UAW President: Sen. Bob Corker 'Intimidated' Volkswagen Workers to Reject Union

UAW President: Sen. Bob Corker 'Intimidated' Volkswagen Workers to Reject Union

On Monday, UAW President Bob King, embittered at his union’s 712 to 626 loss in Friday’s election among workers at Volkswagen’s plant in Chattanooga, Tennessee, blamed Tennessee Republican politicians for the stinging defeat. King told MSNBC’s Ed Schultz, “Sen. [Bob] Corker [R-TN] entered into the fray just to intimidate workers.” 

King told the Times Free Press, “The union is still evaluating its legal options.” Those options could include filing legal challenges with the National Labor Relations Board. By law, the NLRB is required to certify the outcome of the vote within seven days of Friday’s election.

The NLRB, which is now controlled by Obama administration appointees, has made several controversial anti-business rulings over the past several years, including a decision to sue Boeing for locating a new plant in South Carolina. The NLRB dropped that suit, which it had initiated with union support, in December 2011, after the union and Boeing struck a deal that raised wages for workers.

Joseph Farelli, an attorney who specializes in labor law and a partner at the New York City based firm of Pitta & Giblin, told Breitbart News on Tuesday he did not think a UAW challenge to the NLRB certification of the vote would succeed. Farelli told Breitbart News, “I don’t think the NLRB is willing to break new ground and state the conduct of a third party is sufficient to void the outcome of the election.”

The Chattanooga Times Free Press reported that the UAW’s King stated: “Corker’s intimidation and (Gov. Bill) Haslam and the others threatening to take away incentives for the company (if workers joined the union), that really hurt workers and hurt us. I think that had a huge impact (on the election).”

On February 12, the first day of the three days of balloting, “Corker said a vote against the UAW would guarantee that Volkswagen would assemble a new seven-passenger crossover vehicle in Chattanooga,” according to Bloomberg News.

King claimed that prior to Corker’s statement, “[o]bviously, we [the UAW] had a majority.”

Other UAW union leaders joined the chorus claiming intimidation. “Unfortunately, politically motivated third parties threatened the economic future of this facility and the opportunity for workers to create a successful operating model that that would grow jobs in Tennessee,” said UAW Region 8 Director Gary Casteel. “The UAW Chattanooga is here to stay,” said Mike Herron, a UAW official at the General Motors plant in Spring Hill, Tennessee. Herron added, “I pray that the Volkswagen workers in Chattanooga will remain vigilant and eventually get the workplace democracy that many of them desire and free from the threats, intimidation and misinformation of their senator.”

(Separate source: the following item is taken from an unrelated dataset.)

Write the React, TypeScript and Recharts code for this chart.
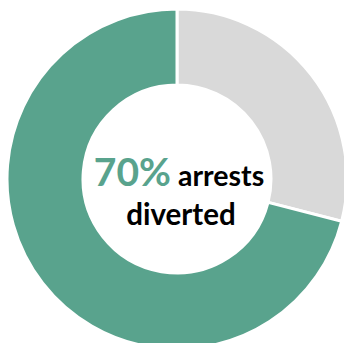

Leaders of other national unions weighed in as well. Richard Trumka, head of the powerful AFL-CIO, said, “[t]he closeness of the results and the courage and tenacity of union supporters prove that this election is a minor setback, and not a permanent defeat.” Trumka claimed, “[t]he ferocity of the anti-union forces only reinforces the fact that there is a powerful new form of organizing emerging.”

King added that “attorneys are evaluating whether any rules were broken by Corker and other state Republicans when they said that Volkswagen was more likely to expand and Tennessee would grant the German auto maker more incentives if the workers rejected UAW representation.”

Labor attorney Farelli told Breitbart News, “If you are going to challenge the outcome, they supposedly had an agreement with Volkswagen in which neither side would bad mouth the other. There’s only a couple of grounds they could use to challenge it.”

Farelli explained the standard that the NLRB should use to evaluate any potential legal challenge to the NLRB’s certification of the vote. “If Corker said ‘if you vote against the union, Volkswagen will be able to build another car here,’  if an employer or employer’s agent said that you might have a case,” he said. “But Bob Corker is not an agent of the employer.”

If legal experts like Joseph Farelli are correct and the rule of law still stands in the United States, the NLRB would dismiss any likely UAW challenge to the election certification. It remains unclear, however, what, if any, legal challenges the UAW may make to Friday’s vote and how the NLRB will rule on those challenges, if they are made.